There was even a kind of camouflage clothing made by applying tie-dye techniques to cloth. The cavalrymen wore coats and trousers, which were often very colourful and gaily decorated. The elephant warriors were dressed in decorated blouses and striped drawers. The elites commanding the army or other officials, along with coats and trousers, wore armour (especially of metal). Other classes of crack troops were similarly well-furnished.
Shields were rectangular or curved and often made from rhinoceros hide in checked designs. Many kinds of weapons such as curved swords, bows and arrows, javelins, lances, axes, pikes, clubs and maces were used.

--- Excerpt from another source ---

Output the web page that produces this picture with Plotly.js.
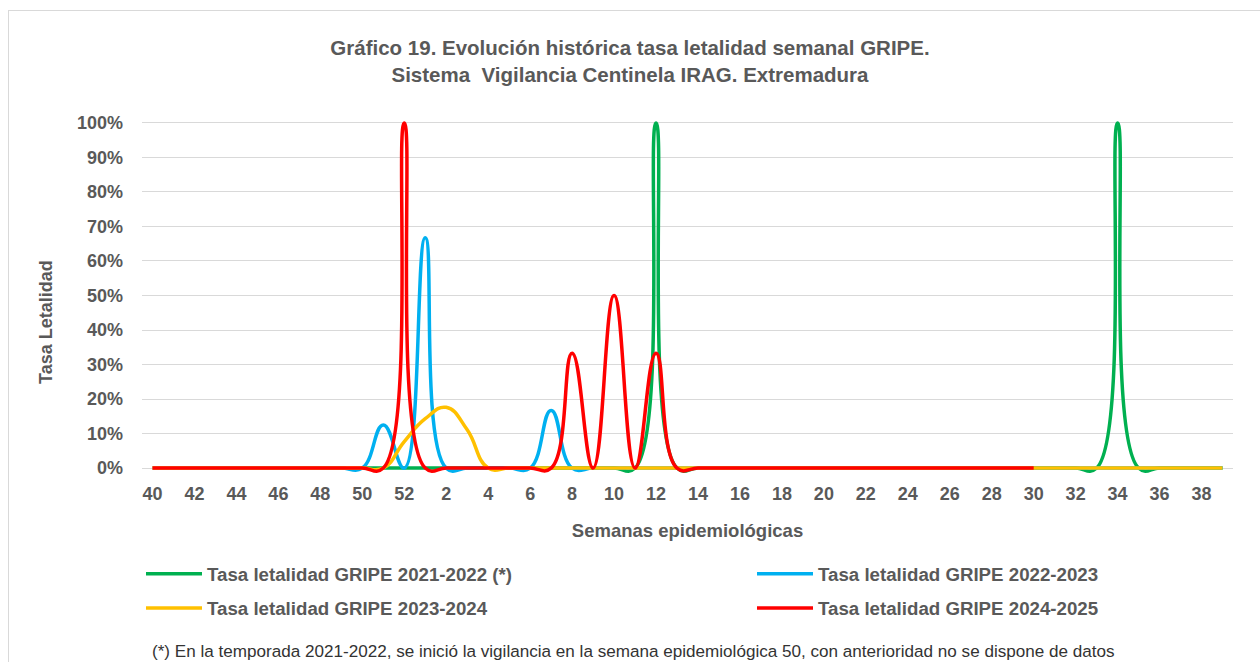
<!DOCTYPE html>
<html>
<head>
<meta charset="utf-8">
<script src="https://cdn.plot.ly/plotly-3.0.1.min.js"></script>
<style>
  html, body { margin: 0; padding: 0; background: #fff; }
  #chart { position: absolute; left: 0; top: 0; width: 1260px; height: 662px; }
  #frame { position: absolute; left: 8px; top: 10px; width: 1270px; height: 670px;
           border: 1px solid #d9d9d9; pointer-events: none; box-sizing: border-box; }
</style>
</head>
<body>
<div id="chart"></div>
<div id="frame"></div>
<script>
// Epidemiological weeks (season order 40..52, 1..39)
const weeks = ["40","41","42","43","44","45","46","47","48","49","50","51","52",
  "1","2","3","4","5","6","7","8","9","10","11","12","13","14","15","16","17","18","19",
  "20","21","22","23","24","25","26","27","28","29","30","31","32","33","34","35","36","37","38","39"];

const tickWeeks = ["40","42","44","46","48","50","52","2","4","6","8","10","12","14","16","18",
  "20","22","24","26","28","30","32","34","36","38"];

// Tasa letalidad GRIPE 2021-2022 (*) – surveillance started week 50
const s2122 = [null,null,null,null,null,null,null,null,null,null,
  0,0,0,
  0,0,0,0,0,0,0,0,0,0,0,1,0,
  0,0,0,0,0,0,0,0,0,0,0,0,0,0,0,0,0,0,0,0,1,0,0,0,0,0];

// Tasa letalidad GRIPE 2022-2023
const s2223 = [0,0,0,0,0,0,0,0,0,0,0,0.125,0,
  0.667,0,0,0,0,0,0.167,0,0,0,0,0,0,
  0,0,0,0,0,0,0,0,0,0,0,0,0,0,0,0,0,0,0,0,0,0,0,0,0,0];

// Tasa letalidad GRIPE 2023-2024
const s2324 = [0,0,0,0,0,0,0,0,0,0,0,0,0.077,
  0.143,0.176,0.111,0,0,0,0,0,0,0,0,0,0,
  0,0,0,0,0,0,0,0,0,0,0,0,0,0,0,0,0,0,0,0,0,0,0,0,0,0];

// Tasa letalidad GRIPE 2024-2025 – data up to week 30
const s2425 = [0,0,0,0,0,0,0,0,0,0,0,0,1,
  0,0,0,0,0,0,0,0.333,0,0.5,0,0.333,0,
  0,0,0,0,0,0,0,0,0,0,0,0,0,0,0,0,0,null,null,null,null,null,null,null,null,null];

const names = ["Tasa letalidad GRIPE 2021-2022 (*)", "Tasa letalidad GRIPE 2022-2023",
               "Tasa letalidad GRIPE 2023-2024", "Tasa letalidad GRIPE 2024-2025"];
const colors = ["#00B050", "#00B0F0", "#FFC000", "#FF0000"];
const seriesList = [s2122, s2223, s2324, s2425];
const legendOf = ["legend", "legend2", "legend", "legend2"];

const FONT = "Liberation Sans, Arial, sans-serif";
const GRAY = "#595959";

const traces = seriesList.map((s, i) => ({
  type: "scatter", mode: "lines",
  x: weeks, y: s, name: names[i],
  line: { color: colors[i], width: 3.5, shape: "spline", smoothing: 1.3 },
  connectgaps: false,
  legend: legendOf[i],
  legendgroup: "g" + i,
  hoverinfo: "x+y+name"
}));

const legendCommon = {
  orientation: "v",
  xref: "container", yref: "container",
  yanchor: "top", xanchor: "left",
  font: { family: FONT, size: 18.7, color: GRAY, weight: "bold" },
  itemwidth: 56,
  tracegroupgap: 7,
  bgcolor: "rgba(0,0,0,0)"
};

// plot area geometry (px) used to place the paper-referenced annotations
const PL = 142, PT = 116, PW = 1091, PH = 359;

const layout = {
  width: 1260, height: 662,
  paper_bgcolor: "#ffffff", plot_bgcolor: "#ffffff",
  margin: { l: PL, r: 1260 - PL - PW, t: PT, b: 662 - PT - PH, autoexpand: false },
  font: { family: FONT, color: GRAY },
  title: {
    text: "Gráfico 19. Evolución histórica tasa letalidad semanal GRIPE.<br>Sistema  Vigilancia Centinela IRAG. Extremadura",
    font: { family: FONT, size: 20.5, color: GRAY, weight: "bold" },
    x: 0.5, xanchor: "center", xref: "container",
    y: 1 - 55/662, yanchor: "top", yref: "container"
  },
  xaxis: {
    type: "category",
    categoryorder: "array", categoryarray: weeks,
    range: [-0.5, weeks.length - 0.5],
    tickmode: "array", tickvals: tickWeeks, ticktext: tickWeeks,
    tickfont: { family: FONT, size: 18, color: GRAY, weight: "bold" },
    showgrid: false, zeroline: false, showline: false,
    ticks: "", ticklabelstandoff: 6,
    title: { text: "Semanas epidemiológicas", standoff: 21,
             font: { family: FONT, size: 18.5, color: GRAY, weight: "bold" } }
  },
  yaxis: {
    range: [-0.02, 1.02],
    tick0: 0, dtick: 0.1, tickformat: ".0%",
    tickfont: { family: FONT, size: 18, color: GRAY, weight: "bold" },
    showgrid: true, gridcolor: "#d9d9d9", gridwidth: 1.3,
    zeroline: false, showline: false, ticks: "",
    ticklabelstandoff: 18
  },
  legend: Object.assign({}, legendCommon, { x: 141/1260, y: 1 - 555/662 }),
  legend2: Object.assign({}, legendCommon, { x: 752/1260, y: 1 - 555/662 }),
  annotations: [
    { text: "Tasa Letalidad", textangle: -90, xref: "paper", yref: "paper",
      x: (46 - PL)/PW, y: (PT + PH - 322)/PH, xanchor: "center", yanchor: "middle",
      showarrow: false, font: { family: FONT, size: 18, color: GRAY, weight: "bold" } },
    { text: "(*) En la temporada 2021-2022, se inició la vigilancia en la semana epidemiológica 50, con anterioridad no se dispone de datos",
      xref: "paper", yref: "paper", x: (150 - PL)/PW, y: (PT + PH - 651)/PH,
      xanchor: "left", yanchor: "middle", showarrow: false,
      font: { family: FONT, size: 17.1, color: "#333333" } }
  ]
};

Plotly.newPlot("chart", traces, layout, { displayModeBar: false, responsive: false });
</script>
</body>
</html>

In ancient India, initially, the army was fourfold (chaturanga), consisting of infantry, cavalry, elephants and chariots. By the time of the Guptas, the chariots were going into disuse, and the onus was falling on the other three arms. Each arm had its own head (or commander). The chief of the army was called the baladhikarananika or baladhikarana. The head of the infantry and the cavalry was the bhatashvapati. The head of the elephants was known as the mahapilupati. The army consisted of the standing army of the state (maula), mercenaries (bhrita), allied forces (mitra), and those furnished by corporate guilds (shreni).
Chandragupta II created a large measure of stability in his time. Kumaragupta I’s reign was thus largely peaceful. The achievements in various facets of life, particularly economic and in the realm of art, contributed to further progress in the later periods, and have left behind an enduring legacy.